**LISTING**.

———

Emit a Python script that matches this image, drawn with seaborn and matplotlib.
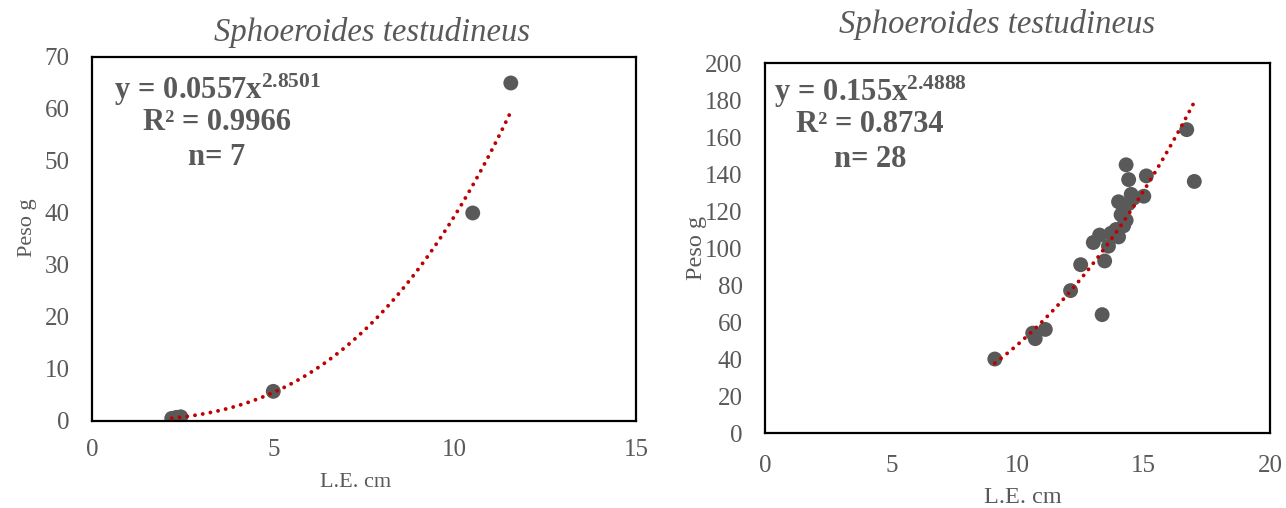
import numpy as np
import pandas as pd
import matplotlib
matplotlib.use("Agg")
import matplotlib.pyplot as plt
import seaborn as sns

species = "Sphoeroides testudineus"
x_label = "L.E. cm"
y_label = "Peso g"

# Sample 1 (n = 7): length (cm) vs weight (g)
le_1 = [2.2, 2.3, 2.35, 2.45, 5.0, 10.5, 11.55]
peso_1 = [0.5, 0.6, 0.7, 0.8, 5.7, 40.0, 65.0]
coef_a_1, coef_b_1, r2_1 = 0.0557, 2.8501, 0.9966

# Sample 2 (n = 28)
le_2 = [9.1, 10.6, 10.7, 11.1, 12.1, 12.5, 13.35, 13.45, 13.0, 13.25,
        13.6, 13.7, 14.0, 14.2, 14.3, 14.2, 14.0, 14.5, 15.0, 14.4,
        14.3, 15.1, 16.7, 17.0, 13.9, 14.1, 14.4, 14.6]
peso_2 = [40, 54, 51, 56, 77, 91, 64, 93, 103, 107,
          101, 108, 106, 112, 115, 120, 125, 129, 128, 137,
          145, 139, 164, 136, 110, 118, 124, 127]
coef_a_2, coef_b_2, r2_2 = 0.155, 2.4888, 0.8734

x_ticks_1 = [0, 5, 10, 15]
y_ticks_1 = list(range(0, 71, 10))
x_ticks_2 = [0, 5, 10, 15, 20]
y_ticks_2 = list(range(0, 201, 20))

sns.set_theme(style="white")
plt.rcParams["font.family"] = ["Liberation Serif", "DejaVu Serif"]
plt.rcParams["mathtext.fontset"] = "custom"
plt.rcParams["mathtext.rm"] = "Liberation Serif"
plt.rcParams["mathtext.bf"] = "Liberation Serif:bold"
plt.rcParams["mathtext.it"] = "Liberation Serif:italic"

GREY = "#595959"
TREND = "#C00000"

fig = plt.figure(figsize=(12.86, 5.08), dpi=100)
ax1 = fig.add_axes([0.0715, 0.1713, 0.423, 0.7165])
ax2 = fig.add_axes([0.5949, 0.1476, 0.3927, 0.7283])


def power_panel(ax, le, peso, a, b, r2, xticks, yticks, text_x, text_ys,
                title_xy, xlabel_xy, ylabel_xy, xtick_pad, label_size):
    df = pd.DataFrame({"le": le, "peso": peso})
    xs = np.linspace(min(le), max(le), 200)
    trend = pd.DataFrame({"le": xs, "peso": a * xs ** b})
    sns.lineplot(data=trend, x="le", y="peso", ax=ax, color=TREND, lw=2.8,
                 linestyle=(0, (0.01, 2.0)), dash_capstyle="round", zorder=3)
    sns.scatterplot(data=df, x="le", y="peso", ax=ax, color=GREY, s=115,
                    edgecolor="none", linewidth=0, zorder=2)
    ax.set_xlim(xticks[0], xticks[-1])
    ax.set_ylim(yticks[0], yticks[-1])
    ax.set_xticks(xticks)
    ax.set_yticks(yticks)
    ax.tick_params(axis="both", length=0, labelsize=18, labelcolor=GREY)
    ax.tick_params(axis="x", pad=xtick_pad)
    ax.tick_params(axis="y", pad=16)
    for sp in ax.spines.values():
        sp.set_color("black")
        sp.set_linewidth(1.6)
    ax.set_xlabel(x_label, fontsize=label_size, color=GREY)
    ax.set_ylabel(y_label, fontsize=label_size, color=GREY)
    ax.xaxis.set_label_coords(*xlabel_xy)
    ax.yaxis.set_label_coords(*ylabel_xy)
    ax.set_title(species, fontsize=23.5, style="italic", color=GREY,
                 x=title_xy[0], y=title_xy[1], va="center", pad=0)
    eq = f"$\\mathbf{{y\\,=\\,{a}x^{{{b}}}}}$"
    lines = [eq, f"R\u00b2 = {r2:.4f}", f"n= {len(le)}"]
    for txt, yy in zip(lines, text_ys):
        ax.text(text_x, yy, txt, transform=ax.transAxes, ha="center",
                va="center", fontsize=22, fontweight="bold", color=GREY)


power_panel(ax1, le_1, peso_1, coef_a_1, coef_b_1, r2_1, x_ticks_1, y_ticks_1,
            0.23, [0.91, 0.819, 0.723], title_xy=(0.515, 1.066),
            xlabel_xy=(0.485, -0.142), ylabel_xy=(-0.101, 0.53), xtick_pad=13,
            label_size=16)
power_panel(ax2, le_2, peso_2, coef_a_2, coef_b_2, r2_2, x_ticks_2, y_ticks_2,
            0.208, [0.922, 0.834, 0.738], title_xy=(0.459, 1.103),
            xlabel_xy=(0.511, -0.146), ylabel_xy=(-0.115, 0.50), xtick_pad=16,
            label_size=17.5)

fig.savefig("out.png", dpi=100)
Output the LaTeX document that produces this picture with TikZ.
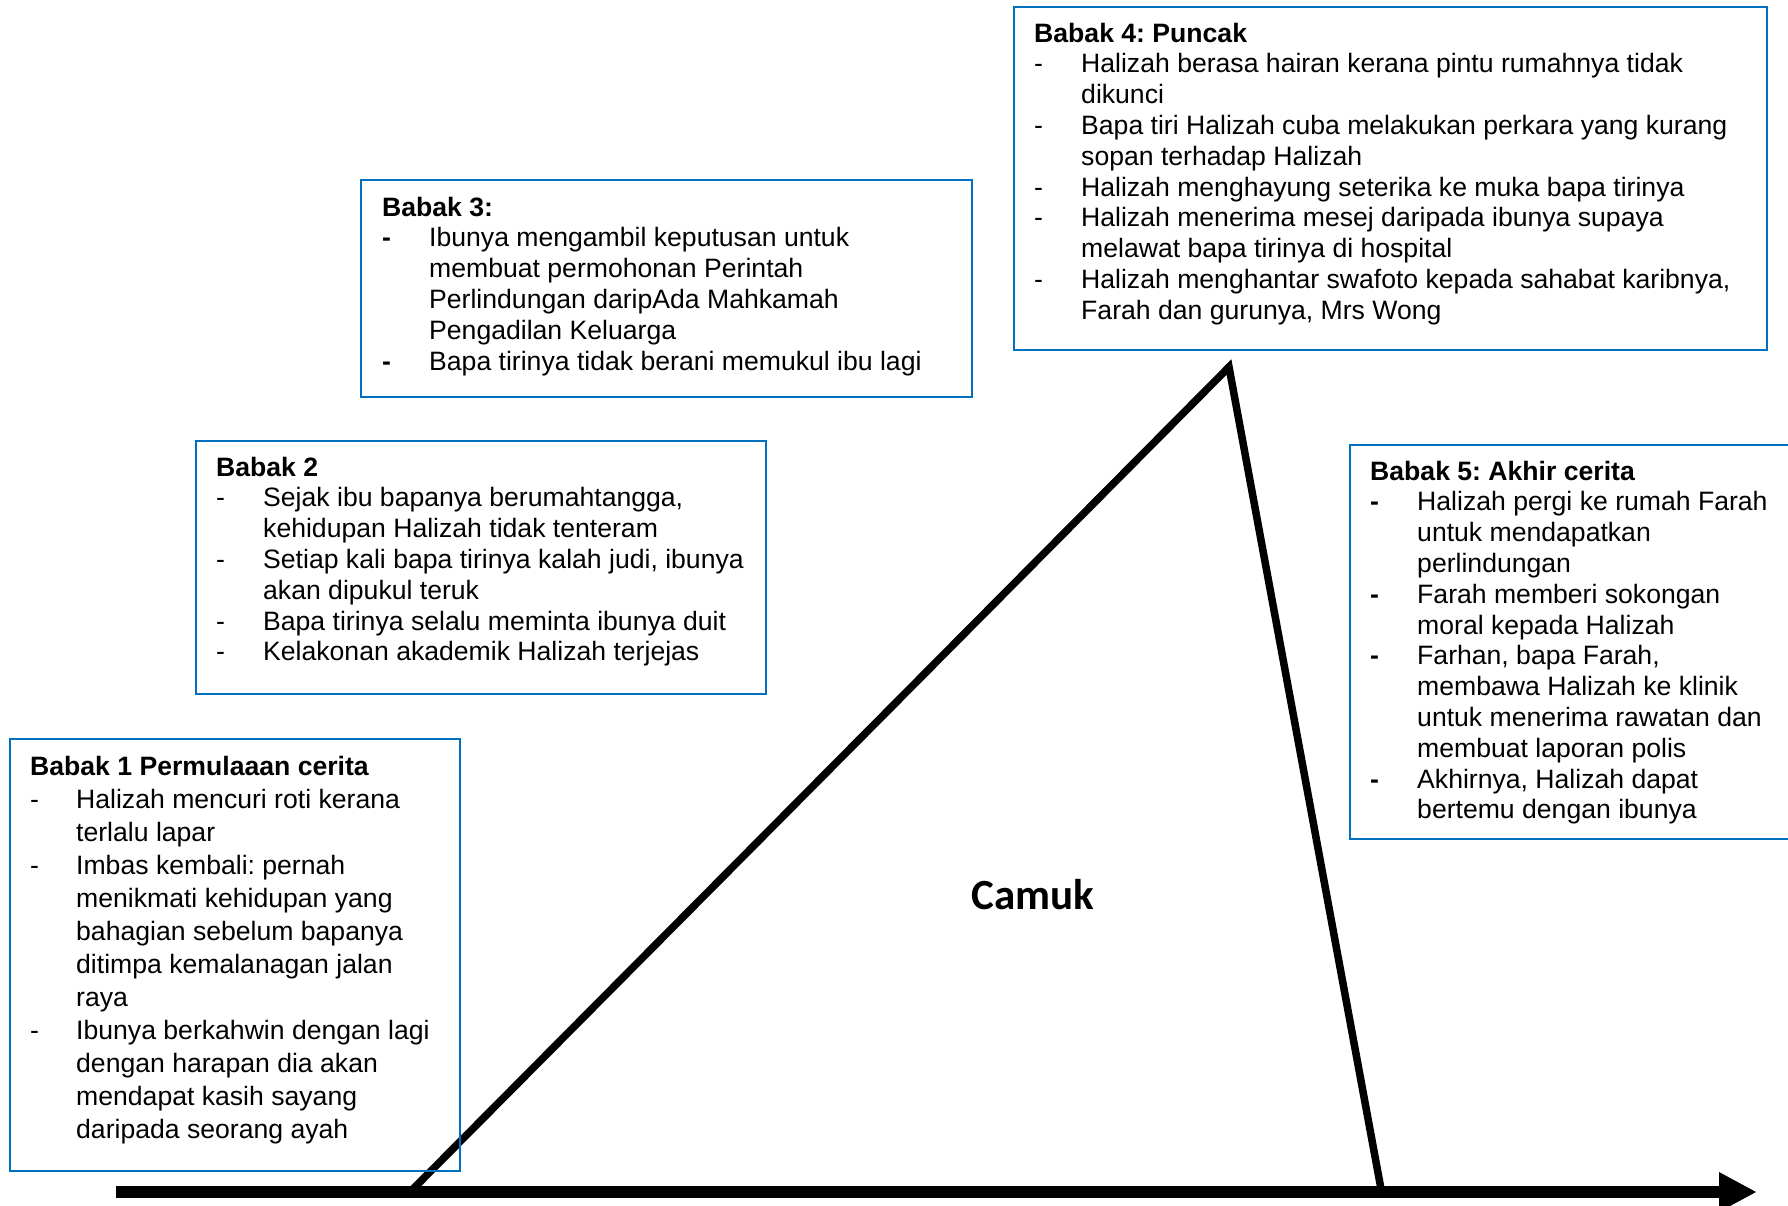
\documentclass[tikz,border=0pt]{standalone}
\usepackage{fontspec}
\setmainfont{Liberation Sans}
\newfontfamily\camukfont{Carlito}
\usepackage{array}
\frenchspacing
\definecolor{boxblue}{RGB}{0,112,192}
\tikzset{
  boxframe/.style={draw=boxblue, line width=2.2pt},
  boxtext/.style={anchor=base west, inner sep=0pt, font=\fontsize{26.6}{30.8}\selectfont},
  boxtextwide/.style={anchor=base west, inner sep=0pt, font=\fontsize{26.6}{33}\selectfont},
  plotline/.style={line width=7.5pt, line join=miter},
  axisline/.style={line width=12pt},
}
\newcommand{\ttl}[1]{\multicolumn{2}{@{}l@{}}{\textbf{#1}}}
\begin{document}
\begin{tikzpicture}[x=1pt,y=-1pt]
\useasboundingbox (0,0) rectangle (1788,1205);
\clip (0,0) rectangle (1788,1205);
\fill[white] (0,0) rectangle (1788,1205);

% axis
\coordinate (axstart) at (116,1192);
\coordinate (axend) at (1722,1192);
\coordinate (tip) at (1756,1192);
\draw[axisline] (axstart) -- (axend);
\fill (1719,1172) -- (tip) -- (1719,1212) -- cycle;

% triangle
\coordinate (footL) at (413,1189);
\coordinate (apex) at (1229,367);
\coordinate (footR) at (1381,1189);
\draw[plotline] (footL) -- (apex) -- (footR);

\node[font=\camukfont\bfseries\fontsize{43}{50}\selectfont] (camuk) at (1033,895) {Camuk};

% Box 1
\draw[boxframe] (10,739) rectangle (460,1171);
\node[boxtextwide] (b1) at (30,775) {\begin{tabular}[t]{@{}p{46pt}@{}l@{}}
\ttl{Babak 1 Permulaaan cerita}\\
- & Halizah mencuri roti kerana\\
& terlalu lapar\\
- & Imbas kembali: pernah\\
& menikmati kehidupan yang\\
& bahagian sebelum bapanya\\
& ditimpa kemalanagan jalan\\
& raya\\
- & Ibunya berkahwin dengan lagi\\
& dengan harapan dia akan\\
& mendapat kasih sayang\\
& daripada seorang ayah
\end{tabular}};

% Box 2
\draw[boxframe] (196,441) rectangle (766,694);
\node[boxtext] (b2) at (216,476) {\begin{tabular}[t]{@{}p{47pt}@{}l@{}}
\ttl{Babak 2}\\
- & Sejak ibu bapanya berumahtangga,\\
& kehidupan Halizah tidak tenteram\\
- & Setiap kali bapa tirinya kalah judi, ibunya\\
& akan dipukul teruk\\
- & Bapa tirinya selalu meminta ibunya duit\\
- & Kelakonan akademik Halizah terjejas
\end{tabular}};

% Box 3
\draw[boxframe] (361,180) rectangle (972,397);
\node[boxtext] (b3) at (382,216) {\begin{tabular}[t]{@{}p{47pt}@{}l@{}}
\ttl{Babak 3:}\\
\textbf{-} & Ibunya mengambil keputusan untuk\\
& membuat permohonan Perintah\\
& Perlindungan daripAda Mahkamah\\
& Pengadilan Keluarga\\
\textbf{-} & Bapa tirinya tidak berani memukul ibu lagi
\end{tabular}};

% Box 4
\draw[boxframe] (1014,7) rectangle (1767,350);
\node[boxtext] (b4) at (1034,42) {\begin{tabular}[t]{@{}p{47pt}@{}l@{}}
\ttl{Babak 4: Puncak}\\
- & Halizah berasa hairan kerana pintu rumahnya tidak\\
& dikunci\\
- & Bapa tiri Halizah cuba melakukan perkara yang kurang\\
& sopan terhadap Halizah\\
- & Halizah menghayung seterika ke muka bapa tirinya\\
- & Halizah menerima mesej daripada ibunya supaya\\
& melawat bapa tirinya di hospital\\
- & Halizah menghantar swafoto kepada sahabat karibnya,\\
& Farah dan gurunya, Mrs Wong
\end{tabular}};

% Box 5
\draw[boxframe] (1350,445) rectangle (1800,839);
\node[boxtext] (b5) at (1370,480) {\begin{tabular}[t]{@{}p{47pt}@{}l@{}}
\ttl{Babak 5: Akhir cerita}\\
\textbf{-} & Halizah pergi ke rumah Farah\\
& untuk mendapatkan\\
& perlindungan\\
\textbf{-} & Farah memberi sokongan\\
& moral kepada Halizah\\
\textbf{-} & Farhan, bapa Farah,\\
& membawa Halizah ke klinik\\
& untuk menerima rawatan dan\\
& membuat laporan polis\\
\textbf{-} & Akhirnya, Halizah dapat\\
& bertemu dengan ibunya
\end{tabular}};
\end{tikzpicture}
\end{document}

———

**AIM OF THE EXERCISE**.
Take the records above from their first line through the line with "ax2 = fig.add_axes([0.5949, 0.1476, 0.3927, 0.7283])" and set those lines down word for word, minus the pictures.

**COMPLETE ANSWER**.
Emit a Python script that matches this image, drawn with seaborn and matplotlib.
import numpy as np
import pandas as pd
import matplotlib
matplotlib.use("Agg")
import matplotlib.pyplot as plt
import seaborn as sns

species = "Sphoeroides testudineus"
x_label = "L.E. cm"
y_label = "Peso g"

# Sample 1 (n = 7): length (cm) vs weight (g)
le_1 = [2.2, 2.3, 2.35, 2.45, 5.0, 10.5, 11.55]
peso_1 = [0.5, 0.6, 0.7, 0.8, 5.7, 40.0, 65.0]
coef_a_1, coef_b_1, r2_1 = 0.0557, 2.8501, 0.9966

# Sample 2 (n = 28)
le_2 = [9.1, 10.6, 10.7, 11.1, 12.1, 12.5, 13.35, 13.45, 13.0, 13.25,
        13.6, 13.7, 14.0, 14.2, 14.3, 14.2, 14.0, 14.5, 15.0, 14.4,
        14.3, 15.1, 16.7, 17.0, 13.9, 14.1, 14.4, 14.6]
peso_2 = [40, 54, 51, 56, 77, 91, 64, 93, 103, 107,
          101, 108, 106, 112, 115, 120, 125, 129, 128, 137,
          145, 139, 164, 136, 110, 118, 124, 127]
coef_a_2, coef_b_2, r2_2 = 0.155, 2.4888, 0.8734

x_ticks_1 = [0, 5, 10, 15]
y_ticks_1 = list(range(0, 71, 10))
x_ticks_2 = [0, 5, 10, 15, 20]
y_ticks_2 = list(range(0, 201, 20))

sns.set_theme(style="white")
plt.rcParams["font.family"] = ["Liberation Serif", "DejaVu Serif"]
plt.rcParams["mathtext.fontset"] = "custom"
plt.rcParams["mathtext.rm"] = "Liberation Serif"
plt.rcParams["mathtext.bf"] = "Liberation Serif:bold"
plt.rcParams["mathtext.it"] = "Liberation Serif:italic"

GREY = "#595959"
TREND = "#C00000"

fig = plt.figure(figsize=(12.86, 5.08), dpi=100)
ax1 = fig.add_axes([0.0715, 0.1713, 0.423, 0.7165])
ax2 = fig.add_axes([0.5949, 0.1476, 0.3927, 0.7283])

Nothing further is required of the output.